The recent weakness in the US dollar has the euro at the 1.09 level.
EURUSD – Daily Chart
EURUSD is trading around the 1.085 level. Above 1.090, there is resistance, and the next target is 1.1225.
The euro’s exchange rate against the US dollar has weakened over the last year. A more aggressive Federal Reserve has outweighed the European Central Bank, which was slower to act on interest rate hikes. The European economy has also been much weaker in terms of growth. Investors are considering that they may have overdone their dollar bullish trades.
ECB President Christine Lagarde has been sounding the alarm for EU banks looking to raise capital. She said banks may suffer significant losses if they need to sell their bond holdings.

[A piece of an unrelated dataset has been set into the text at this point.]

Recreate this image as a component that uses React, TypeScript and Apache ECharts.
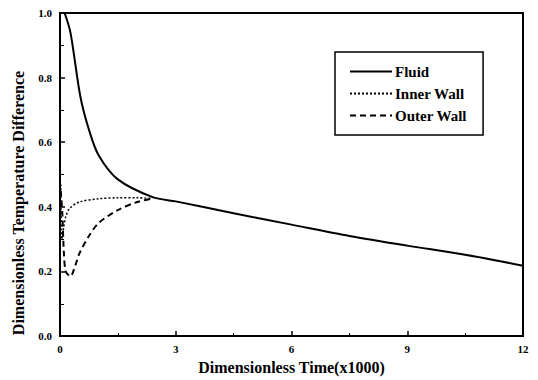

At the European Systemic Risk Board conference, she said, “EU banks’ holdings of fixed-income securities could be marked down quite significantly, should they need to be sold. “
The European Central Bank recently ended its longest-ever series of interest rate hikes. In October, the central bank left its interest rate unchanged at 4%. The latest data show inflation slowly declining towards the target of 2%.
The EU unemployment rate was 6% in September 2023, which is stable compared to August 2023 and down from 6.1% in September 2022. However, that is a much larger number than the unemployment rate in the US and UK.
The euro surged this week as US inflation softened, but the key now will be 10-year treasury yields. In addition to Fed Chair Jerome Powell, other Fed officials have also suggested that if yields remain elevated, the Fed would be able to skip rate hikes at future meetings.
At Thursday’s market open, US 10-year treasury yields were 1.5% lower, continuing their decline. Further losses would support the euro.
Kathleen O’Neill Paese, interim president of the St. Louis Fed, said on Thursday that she supported the Fed’s decision to hold rates firm at November’s meeting due to “the tightening of financial and credit conditions that have occurred over the past two or three months.”
The EUR v USD exchange rate still has room to move higher if US yields fall, but if they fall too far below the Fed’s intentions, it could open up the potential for rate hikes at future meetings.